▸ **What this task involves**
Retype every line from the top of the entries down to the one with "16, color: '#111'", both included, and skip the pictures.

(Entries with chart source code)
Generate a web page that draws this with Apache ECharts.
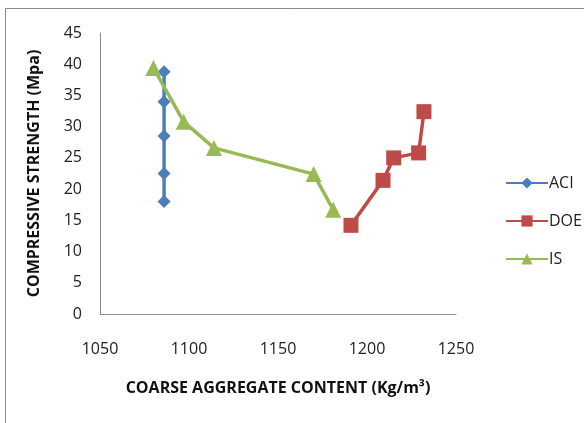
<!DOCTYPE html>
<html>
<head>
<meta charset="utf-8">
<script src="https://cdn.jsdelivr.net/npm/echarts@6/dist/echarts.min.js"></script>
<style>
  html, body { margin: 0; padding: 0; background: #fff; }
  #chart { width: 584px; height: 423px; }
</style>
</head>
<body>
<div id="chart"></div>
<script>
// Coarse aggregate content (kg/m3) vs compressive strength (MPa) per mix design method
const aciX = [1086, 1086, 1086, 1086, 1086];
const aciY = [18.0, 22.5, 28.5, 34.0, 38.8];
const doeX = [1191, 1209, 1215, 1229, 1232];
const doeY = [14.2, 21.4, 25.0, 25.8, 32.4];
const isX = [1080, 1097, 1114, 1170, 1181];
const isY = [39.4, 30.8, 26.6, 22.4, 16.7];

const xTitle = 'COARSE AGGREGATE CONTENT (Kg/m\u00B3)';
const yTitle = 'COMPRESSIVE STRENGTH (Mpa)';

const pairs = (xs, ys) => xs.map((x, i) => [x, ys[i]]);

const labelFont = { fontFamily: 'Open Sans', fontSize: 16, color: '#222' };
const titleFont = { fontFamily: 'Open Sans', fontWeight: 'bold', fontSize: 16, color: '#111' };

const chart = echarts.init(document.getElementById('chart'), null, { renderer: 'canvas' });
chart.setOption({
  animation: false,
  backgroundColor: '#fff',
  graphic: [{
    type: 'rect',
    shape: { x: 5.5, y: 8.5, width: 600, height: 500 },
    style: { fill: 'none', stroke: '#888', lineWidth: 1 },
    silent: true
  }],
  grid: { left: 100, top: 33, right: 128, bottom: 109 },
  xAxis: {
    type: 'value', min: 1050, max: 1250, interval: 50,
    name: xTitle, nameLocation: 'middle', nameGap: 66,
    nameTextStyle: titleFont,
    axisLine: { lineStyle: { color: '#8c8c8c', width: 1 } },
    axisTick: { show: false },
    splitLine: { show: false },
    axisLabel: Object.assign({ margin: 27, formatter: v => String(v) }, labelFont)
  },
  yAxis: {
    type: 'value', min: 0, max: 45, interval: 5,
    name: yTitle, nameLocation: 'middle', nameGap: 58, nameRotate: 90,
    nameTextStyle: titleFont,
    axisLine: { show: true, lineStyle: { color: '#8c8c8c', width: 1 } },
    axisTick: { show: false },
    splitLine: { show: false },
    axisLabel: Object.assign({ margin: 18 }, labelFont)
  },
  legend: {
    orient: 'vertical', left: 500, top: 170, itemGap: 22,
    itemWidth: 42, itemHeight: 14,
    textStyle: { fontFamily: 'Open Sans', fontSize: 16, color: '#222', padding: [0, 0, 0, -4] },
    data: ['ACI', 'DOE', 'IS']
  },
  series: [
    {
      name: 'ACI', type: 'line', data: pairs(aciX, aciY),
      symbol: 'diamond', symbolSize: 13,
      lineStyle: { color: '#4a7ebb', width: 3.5 },
      itemStyle: { color: '#4a7ebb' }
    },
    {
      name: 'DOE', type: 'line', data: pairs(doeX, doeY),
      symbol: 'rect', symbolSize: 15,
      lineStyle: { color: '#be4b48', width: 3.5 },
      itemStyle: { color: '#be4b48' }
    },
    {
      name: 'IS', type: 'line', data: pairs(isX, isY),
      symbol: 'triangle', symbolSize: 16,
      lineStyle: { color: '#98b954', width: 3.5 },
      itemStyle: { color: '#98b954' }
    }
  ]
});
</script>
</body>
</html>
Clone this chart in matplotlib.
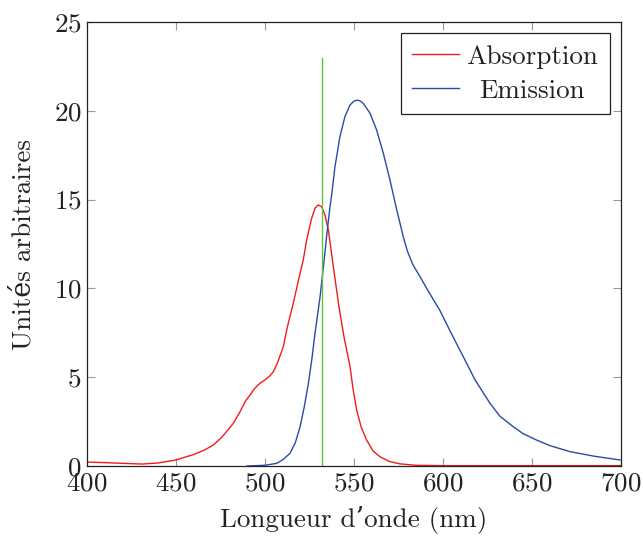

▸ **Full output**
Generate a web page that draws this with Apache ECharts.
<!DOCTYPE html>
<html>
<head>
<meta charset="utf-8">
<script src="https://cdn.jsdelivr.net/npm/echarts@6/dist/echarts.min.js"></script>
<style>
  html, body { margin: 0; padding: 0; background: #fff; }
  #chart { width: 584px; height: 423px; }
</style>
</head>
<body>
<div id="chart"></div>
<script>
// Coarse aggregate content (kg/m3) vs compressive strength (MPa) per mix design method
const aciX = [1086, 1086, 1086, 1086, 1086];
const aciY = [18.0, 22.5, 28.5, 34.0, 38.8];
const doeX = [1191, 1209, 1215, 1229, 1232];
const doeY = [14.2, 21.4, 25.0, 25.8, 32.4];
const isX = [1080, 1097, 1114, 1170, 1181];
const isY = [39.4, 30.8, 26.6, 22.4, 16.7];

const xTitle = 'COARSE AGGREGATE CONTENT (Kg/m\u00B3)';
const yTitle = 'COMPRESSIVE STRENGTH (Mpa)';

const pairs = (xs, ys) => xs.map((x, i) => [x, ys[i]]);

const labelFont = { fontFamily: 'Open Sans', fontSize: 16, color: '#222' };
const titleFont = { fontFamily: 'Open Sans', fontWeight: 'bold', fontSize: 16, color: '#111' };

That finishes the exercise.